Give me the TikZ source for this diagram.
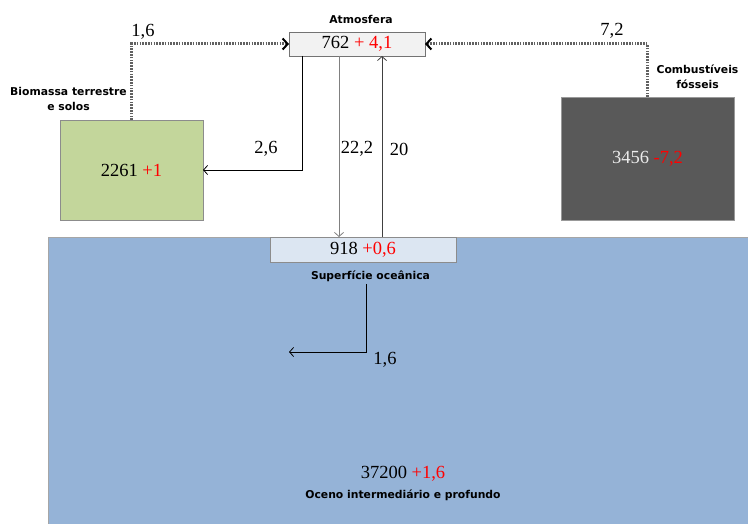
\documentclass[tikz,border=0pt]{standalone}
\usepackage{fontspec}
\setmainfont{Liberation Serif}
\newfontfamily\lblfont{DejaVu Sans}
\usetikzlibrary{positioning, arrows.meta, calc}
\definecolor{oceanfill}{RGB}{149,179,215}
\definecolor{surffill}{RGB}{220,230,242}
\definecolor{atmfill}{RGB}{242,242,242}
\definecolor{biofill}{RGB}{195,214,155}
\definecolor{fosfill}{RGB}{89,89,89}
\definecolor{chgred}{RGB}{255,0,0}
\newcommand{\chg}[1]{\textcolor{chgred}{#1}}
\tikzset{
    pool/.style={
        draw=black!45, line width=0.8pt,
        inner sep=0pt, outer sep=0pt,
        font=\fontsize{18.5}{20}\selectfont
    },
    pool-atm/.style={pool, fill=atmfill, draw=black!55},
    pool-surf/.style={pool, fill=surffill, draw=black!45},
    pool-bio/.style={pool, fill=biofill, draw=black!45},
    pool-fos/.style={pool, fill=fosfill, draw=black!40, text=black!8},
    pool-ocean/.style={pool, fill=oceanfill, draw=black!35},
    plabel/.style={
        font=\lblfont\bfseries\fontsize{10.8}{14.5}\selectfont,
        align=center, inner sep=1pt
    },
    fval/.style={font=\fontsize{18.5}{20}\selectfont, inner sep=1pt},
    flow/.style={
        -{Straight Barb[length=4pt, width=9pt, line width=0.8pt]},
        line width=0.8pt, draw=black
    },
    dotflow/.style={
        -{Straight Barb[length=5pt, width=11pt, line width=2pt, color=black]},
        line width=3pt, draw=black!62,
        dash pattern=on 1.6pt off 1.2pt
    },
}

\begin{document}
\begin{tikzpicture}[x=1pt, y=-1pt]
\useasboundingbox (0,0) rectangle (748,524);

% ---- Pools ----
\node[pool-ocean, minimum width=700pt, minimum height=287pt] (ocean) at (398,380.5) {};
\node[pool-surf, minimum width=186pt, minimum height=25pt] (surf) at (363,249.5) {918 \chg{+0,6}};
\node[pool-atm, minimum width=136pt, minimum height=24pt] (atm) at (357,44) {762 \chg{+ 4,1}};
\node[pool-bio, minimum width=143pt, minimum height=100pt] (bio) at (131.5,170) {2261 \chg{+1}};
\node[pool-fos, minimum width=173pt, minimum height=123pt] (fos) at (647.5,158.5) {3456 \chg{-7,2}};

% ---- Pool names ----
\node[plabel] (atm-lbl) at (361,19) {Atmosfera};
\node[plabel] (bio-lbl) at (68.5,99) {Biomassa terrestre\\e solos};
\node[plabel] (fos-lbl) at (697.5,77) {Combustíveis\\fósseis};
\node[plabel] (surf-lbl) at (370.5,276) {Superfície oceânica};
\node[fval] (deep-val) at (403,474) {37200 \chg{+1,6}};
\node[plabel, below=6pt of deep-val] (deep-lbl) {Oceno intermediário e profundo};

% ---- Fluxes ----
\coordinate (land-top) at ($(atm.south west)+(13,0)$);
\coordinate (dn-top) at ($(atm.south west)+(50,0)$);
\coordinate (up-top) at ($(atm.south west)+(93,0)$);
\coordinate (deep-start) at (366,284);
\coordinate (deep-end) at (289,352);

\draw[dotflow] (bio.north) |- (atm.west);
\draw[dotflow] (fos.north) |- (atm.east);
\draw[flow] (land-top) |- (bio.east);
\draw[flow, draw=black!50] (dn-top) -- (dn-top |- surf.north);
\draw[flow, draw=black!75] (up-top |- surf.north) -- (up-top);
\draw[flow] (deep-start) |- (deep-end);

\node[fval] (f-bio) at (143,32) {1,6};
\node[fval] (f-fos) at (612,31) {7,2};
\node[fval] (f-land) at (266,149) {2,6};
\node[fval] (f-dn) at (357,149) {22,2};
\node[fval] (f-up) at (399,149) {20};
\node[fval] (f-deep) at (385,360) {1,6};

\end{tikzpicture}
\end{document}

= GOAL =
Word for word, quote the full listing, omitting every picture.

= SOLUTION =
Give me the TikZ source for this diagram.
\documentclass[tikz,border=0pt]{standalone}
\usepackage{fontspec}
\setmainfont{Liberation Serif}
\newfontfamily\lblfont{DejaVu Sans}
\usetikzlibrary{positioning, arrows.meta, calc}
\definecolor{oceanfill}{RGB}{149,179,215}
\definecolor{surffill}{RGB}{220,230,242}
\definecolor{atmfill}{RGB}{242,242,242}
\definecolor{biofill}{RGB}{195,214,155}
\definecolor{fosfill}{RGB}{89,89,89}
\definecolor{chgred}{RGB}{255,0,0}
\newcommand{\chg}[1]{\textcolor{chgred}{#1}}
\tikzset{
    pool/.style={
        draw=black!45, line width=0.8pt,
        inner sep=0pt, outer sep=0pt,
        font=\fontsize{18.5}{20}\selectfont
    },
    pool-atm/.style={pool, fill=atmfill, draw=black!55},
    pool-surf/.style={pool, fill=surffill, draw=black!45},
    pool-bio/.style={pool, fill=biofill, draw=black!45},
    pool-fos/.style={pool, fill=fosfill, draw=black!40, text=black!8},
    pool-ocean/.style={pool, fill=oceanfill, draw=black!35},
    plabel/.style={
        font=\lblfont\bfseries\fontsize{10.8}{14.5}\selectfont,
        align=center, inner sep=1pt
    },
    fval/.style={font=\fontsize{18.5}{20}\selectfont, inner sep=1pt},
    flow/.style={
        -{Straight Barb[length=4pt, width=9pt, line width=0.8pt]},
        line width=0.8pt, draw=black
    },
    dotflow/.style={
        -{Straight Barb[length=5pt, width=11pt, line width=2pt, color=black]},
        line width=3pt, draw=black!62,
        dash pattern=on 1.6pt off 1.2pt
    },
}

\begin{document}
\begin{tikzpicture}[x=1pt, y=-1pt]
\useasboundingbox (0,0) rectangle (748,524);

% ---- Pools ----
\node[pool-ocean, minimum width=700pt, minimum height=287pt] (ocean) at (398,380.5) {};
\node[pool-surf, minimum width=186pt, minimum height=25pt] (surf) at (363,249.5) {918 \chg{+0,6}};
\node[pool-atm, minimum width=136pt, minimum height=24pt] (atm) at (357,44) {762 \chg{+ 4,1}};
\node[pool-bio, minimum width=143pt, minimum height=100pt] (bio) at (131.5,170) {2261 \chg{+1}};
\node[pool-fos, minimum width=173pt, minimum height=123pt] (fos) at (647.5,158.5) {3456 \chg{-7,2}};

% ---- Pool names ----
\node[plabel] (atm-lbl) at (361,19) {Atmosfera};
\node[plabel] (bio-lbl) at (68.5,99) {Biomassa terrestre\\e solos};
\node[plabel] (fos-lbl) at (697.5,77) {Combustíveis\\fósseis};
\node[plabel] (surf-lbl) at (370.5,276) {Superfície oceânica};
\node[fval] (deep-val) at (403,474) {37200 \chg{+1,6}};
\node[plabel, below=6pt of deep-val] (deep-lbl) {Oceno intermediário e profundo};

% ---- Fluxes ----
\coordinate (land-top) at ($(atm.south west)+(13,0)$);
\coordinate (dn-top) at ($(atm.south west)+(50,0)$);
\coordinate (up-top) at ($(atm.south west)+(93,0)$);
\coordinate (deep-start) at (366,284);
\coordinate (deep-end) at (289,352);

\draw[dotflow] (bio.north) |- (atm.west);
\draw[dotflow] (fos.north) |- (atm.east);
\draw[flow] (land-top) |- (bio.east);
\draw[flow, draw=black!50] (dn-top) -- (dn-top |- surf.north);
\draw[flow, draw=black!75] (up-top |- surf.north) -- (up-top);
\draw[flow] (deep-start) |- (deep-end);

\node[fval] (f-bio) at (143,32) {1,6};
\node[fval] (f-fos) at (612,31) {7,2};
\node[fval] (f-land) at (266,149) {2,6};
\node[fval] (f-dn) at (357,149) {22,2};
\node[fval] (f-up) at (399,149) {20};
\node[fval] (f-deep) at (385,360) {1,6};

\end{tikzpicture}
\end{document}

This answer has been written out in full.